> [Task material]:
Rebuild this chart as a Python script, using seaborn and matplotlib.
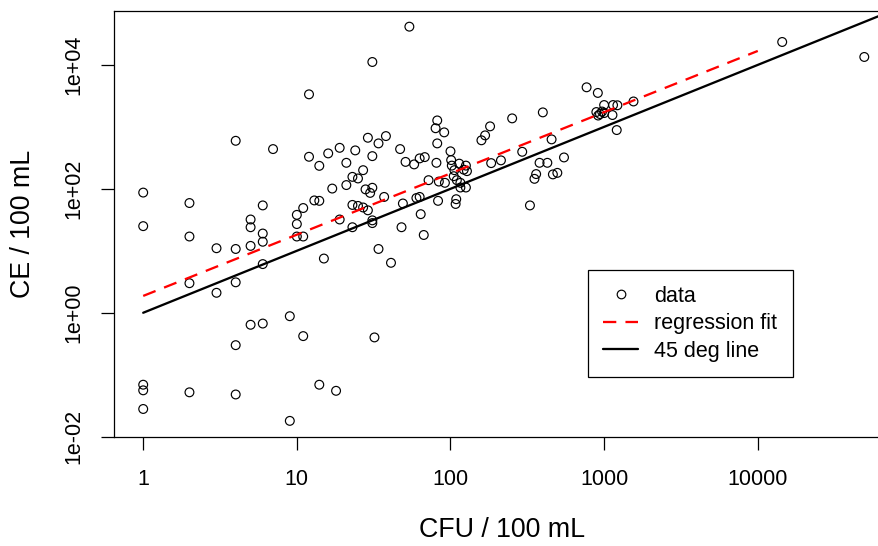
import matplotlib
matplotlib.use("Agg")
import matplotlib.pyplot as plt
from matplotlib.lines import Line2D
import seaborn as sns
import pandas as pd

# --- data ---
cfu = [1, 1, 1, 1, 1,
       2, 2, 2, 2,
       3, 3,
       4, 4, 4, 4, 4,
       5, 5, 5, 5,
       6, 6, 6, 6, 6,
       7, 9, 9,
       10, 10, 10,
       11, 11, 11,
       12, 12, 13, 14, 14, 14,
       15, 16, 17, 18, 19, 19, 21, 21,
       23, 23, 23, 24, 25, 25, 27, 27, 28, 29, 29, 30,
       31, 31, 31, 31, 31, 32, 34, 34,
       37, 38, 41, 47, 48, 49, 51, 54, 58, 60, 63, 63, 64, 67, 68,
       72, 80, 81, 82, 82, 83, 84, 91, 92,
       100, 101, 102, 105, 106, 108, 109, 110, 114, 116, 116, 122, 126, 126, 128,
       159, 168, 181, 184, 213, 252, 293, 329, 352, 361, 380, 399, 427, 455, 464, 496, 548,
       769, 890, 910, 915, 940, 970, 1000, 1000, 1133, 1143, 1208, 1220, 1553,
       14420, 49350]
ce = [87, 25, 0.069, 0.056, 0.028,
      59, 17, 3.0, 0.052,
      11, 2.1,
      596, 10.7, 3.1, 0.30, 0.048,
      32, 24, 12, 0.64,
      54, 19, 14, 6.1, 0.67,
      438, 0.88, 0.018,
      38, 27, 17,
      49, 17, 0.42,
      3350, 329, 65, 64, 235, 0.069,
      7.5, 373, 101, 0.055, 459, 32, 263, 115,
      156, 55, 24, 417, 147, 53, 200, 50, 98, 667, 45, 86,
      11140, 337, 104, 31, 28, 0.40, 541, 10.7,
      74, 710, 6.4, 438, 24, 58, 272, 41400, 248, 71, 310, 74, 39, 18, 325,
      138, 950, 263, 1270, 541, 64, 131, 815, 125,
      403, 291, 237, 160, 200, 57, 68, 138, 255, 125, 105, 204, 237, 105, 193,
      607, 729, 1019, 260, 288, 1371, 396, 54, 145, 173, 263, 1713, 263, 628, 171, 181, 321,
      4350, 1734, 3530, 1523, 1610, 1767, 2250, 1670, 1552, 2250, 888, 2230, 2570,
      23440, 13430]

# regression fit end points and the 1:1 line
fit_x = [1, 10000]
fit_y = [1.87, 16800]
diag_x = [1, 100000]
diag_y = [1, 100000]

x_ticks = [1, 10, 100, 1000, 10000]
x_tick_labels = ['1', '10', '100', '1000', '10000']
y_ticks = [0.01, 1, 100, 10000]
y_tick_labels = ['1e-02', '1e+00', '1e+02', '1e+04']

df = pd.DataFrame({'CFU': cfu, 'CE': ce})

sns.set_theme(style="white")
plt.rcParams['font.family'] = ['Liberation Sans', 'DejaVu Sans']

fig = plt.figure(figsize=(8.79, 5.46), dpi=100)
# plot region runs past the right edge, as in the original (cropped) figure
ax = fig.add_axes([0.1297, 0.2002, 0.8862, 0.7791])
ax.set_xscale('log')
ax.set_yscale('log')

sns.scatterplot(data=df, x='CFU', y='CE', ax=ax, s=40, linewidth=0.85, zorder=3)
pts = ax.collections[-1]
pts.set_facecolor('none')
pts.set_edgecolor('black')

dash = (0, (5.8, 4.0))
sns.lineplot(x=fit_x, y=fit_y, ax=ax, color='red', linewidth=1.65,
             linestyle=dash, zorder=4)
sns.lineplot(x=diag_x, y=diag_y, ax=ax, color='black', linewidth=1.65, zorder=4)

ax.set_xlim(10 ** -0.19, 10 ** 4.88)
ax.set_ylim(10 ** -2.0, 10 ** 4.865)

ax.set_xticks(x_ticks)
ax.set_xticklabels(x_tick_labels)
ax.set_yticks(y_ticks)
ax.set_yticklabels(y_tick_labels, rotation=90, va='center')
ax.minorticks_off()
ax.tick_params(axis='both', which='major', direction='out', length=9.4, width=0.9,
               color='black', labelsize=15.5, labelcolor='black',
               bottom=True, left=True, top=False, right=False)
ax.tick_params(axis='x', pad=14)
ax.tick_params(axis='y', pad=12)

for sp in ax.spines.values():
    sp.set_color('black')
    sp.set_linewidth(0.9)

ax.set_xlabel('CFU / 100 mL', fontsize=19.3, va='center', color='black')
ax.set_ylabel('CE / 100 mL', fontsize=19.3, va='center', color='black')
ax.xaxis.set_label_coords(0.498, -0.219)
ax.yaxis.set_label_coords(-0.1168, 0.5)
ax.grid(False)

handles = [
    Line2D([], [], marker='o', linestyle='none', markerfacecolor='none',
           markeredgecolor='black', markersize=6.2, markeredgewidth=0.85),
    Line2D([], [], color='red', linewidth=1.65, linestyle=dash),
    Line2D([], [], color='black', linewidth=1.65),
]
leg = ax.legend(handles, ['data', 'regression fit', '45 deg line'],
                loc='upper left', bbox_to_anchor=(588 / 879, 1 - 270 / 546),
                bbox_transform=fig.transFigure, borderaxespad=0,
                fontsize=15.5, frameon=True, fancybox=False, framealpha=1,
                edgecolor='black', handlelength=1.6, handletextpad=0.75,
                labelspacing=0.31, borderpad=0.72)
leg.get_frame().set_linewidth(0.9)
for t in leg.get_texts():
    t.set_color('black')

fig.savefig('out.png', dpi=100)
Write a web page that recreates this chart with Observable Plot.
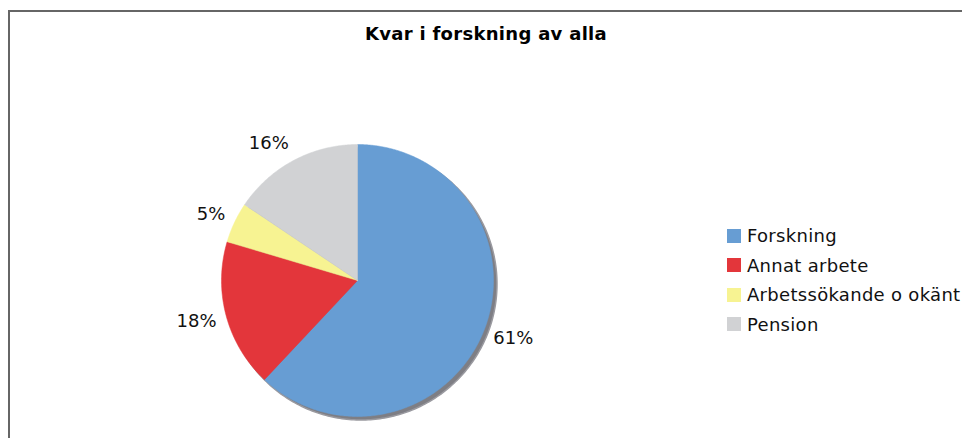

> [Requirement]: Return all of the entries exactly as written, but drop any pictures they hold.

> [Full response]:
Rebuild this chart as a Python script, using seaborn and matplotlib.
import matplotlib
matplotlib.use("Agg")
import matplotlib.pyplot as plt
from matplotlib.lines import Line2D
import seaborn as sns
import pandas as pd

# --- data ---
cfu = [1, 1, 1, 1, 1,
       2, 2, 2, 2,
       3, 3,
       4, 4, 4, 4, 4,
       5, 5, 5, 5,
       6, 6, 6, 6, 6,
       7, 9, 9,
       10, 10, 10,
       11, 11, 11,
       12, 12, 13, 14, 14, 14,
       15, 16, 17, 18, 19, 19, 21, 21,
       23, 23, 23, 24, 25, 25, 27, 27, 28, 29, 29, 30,
       31, 31, 31, 31, 31, 32, 34, 34,
       37, 38, 41, 47, 48, 49, 51, 54, 58, 60, 63, 63, 64, 67, 68,
       72, 80, 81, 82, 82, 83, 84, 91, 92,
       100, 101, 102, 105, 106, 108, 109, 110, 114, 116, 116, 122, 126, 126, 128,
       159, 168, 181, 184, 213, 252, 293, 329, 352, 361, 380, 399, 427, 455, 464, 496, 548,
       769, 890, 910, 915, 940, 970, 1000, 1000, 1133, 1143, 1208, 1220, 1553,
       14420, 49350]
ce = [87, 25, 0.069, 0.056, 0.028,
      59, 17, 3.0, 0.052,
      11, 2.1,
      596, 10.7, 3.1, 0.30, 0.048,
      32, 24, 12, 0.64,
      54, 19, 14, 6.1, 0.67,
      438, 0.88, 0.018,
      38, 27, 17,
      49, 17, 0.42,
      3350, 329, 65, 64, 235, 0.069,
      7.5, 373, 101, 0.055, 459, 32, 263, 115,
      156, 55, 24, 417, 147, 53, 200, 50, 98, 667, 45, 86,
      11140, 337, 104, 31, 28, 0.40, 541, 10.7,
      74, 710, 6.4, 438, 24, 58, 272, 41400, 248, 71, 310, 74, 39, 18, 325,
      138, 950, 263, 1270, 541, 64, 131, 815, 125,
      403, 291, 237, 160, 200, 57, 68, 138, 255, 125, 105, 204, 237, 105, 193,
      607, 729, 1019, 260, 288, 1371, 396, 54, 145, 173, 263, 1713, 263, 628, 171, 181, 321,
      4350, 1734, 3530, 1523, 1610, 1767, 2250, 1670, 1552, 2250, 888, 2230, 2570,
      23440, 13430]

# regression fit end points and the 1:1 line
fit_x = [1, 10000]
fit_y = [1.87, 16800]
diag_x = [1, 100000]
diag_y = [1, 100000]

x_ticks = [1, 10, 100, 1000, 10000]
x_tick_labels = ['1', '10', '100', '1000', '10000']
y_ticks = [0.01, 1, 100, 10000]
y_tick_labels = ['1e-02', '1e+00', '1e+02', '1e+04']

df = pd.DataFrame({'CFU': cfu, 'CE': ce})

sns.set_theme(style="white")
plt.rcParams['font.family'] = ['Liberation Sans', 'DejaVu Sans']

fig = plt.figure(figsize=(8.79, 5.46), dpi=100)
# plot region runs past the right edge, as in the original (cropped) figure
ax = fig.add_axes([0.1297, 0.2002, 0.8862, 0.7791])
ax.set_xscale('log')
ax.set_yscale('log')

sns.scatterplot(data=df, x='CFU', y='CE', ax=ax, s=40, linewidth=0.85, zorder=3)
pts = ax.collections[-1]
pts.set_facecolor('none')
pts.set_edgecolor('black')

dash = (0, (5.8, 4.0))
sns.lineplot(x=fit_x, y=fit_y, ax=ax, color='red', linewidth=1.65,
             linestyle=dash, zorder=4)
sns.lineplot(x=diag_x, y=diag_y, ax=ax, color='black', linewidth=1.65, zorder=4)

ax.set_xlim(10 ** -0.19, 10 ** 4.88)
ax.set_ylim(10 ** -2.0, 10 ** 4.865)

ax.set_xticks(x_ticks)
ax.set_xticklabels(x_tick_labels)
ax.set_yticks(y_ticks)
ax.set_yticklabels(y_tick_labels, rotation=90, va='center')
ax.minorticks_off()
ax.tick_params(axis='both', which='major', direction='out', length=9.4, width=0.9,
               color='black', labelsize=15.5, labelcolor='black',
               bottom=True, left=True, top=False, right=False)
ax.tick_params(axis='x', pad=14)
ax.tick_params(axis='y', pad=12)

for sp in ax.spines.values():
    sp.set_color('black')
    sp.set_linewidth(0.9)

ax.set_xlabel('CFU / 100 mL', fontsize=19.3, va='center', color='black')
ax.set_ylabel('CE / 100 mL', fontsize=19.3, va='center', color='black')
ax.xaxis.set_label_coords(0.498, -0.219)
ax.yaxis.set_label_coords(-0.1168, 0.5)
ax.grid(False)

handles = [
    Line2D([], [], marker='o', linestyle='none', markerfacecolor='none',
           markeredgecolor='black', markersize=6.2, markeredgewidth=0.85),
    Line2D([], [], color='red', linewidth=1.65, linestyle=dash),
    Line2D([], [], color='black', linewidth=1.65),
]
leg = ax.legend(handles, ['data', 'regression fit', '45 deg line'],
                loc='upper left', bbox_to_anchor=(588 / 879, 1 - 270 / 546),
                bbox_transform=fig.transFigure, borderaxespad=0,
                fontsize=15.5, frameon=True, fancybox=False, framealpha=1,
                edgecolor='black', handlelength=1.6, handletextpad=0.75,
                labelspacing=0.31, borderpad=0.72)
leg.get_frame().set_linewidth(0.9)
for t in leg.get_texts():
    t.set_color('black')

fig.savefig('out.png', dpi=100)
Write a web page that recreates this chart with Observable Plot.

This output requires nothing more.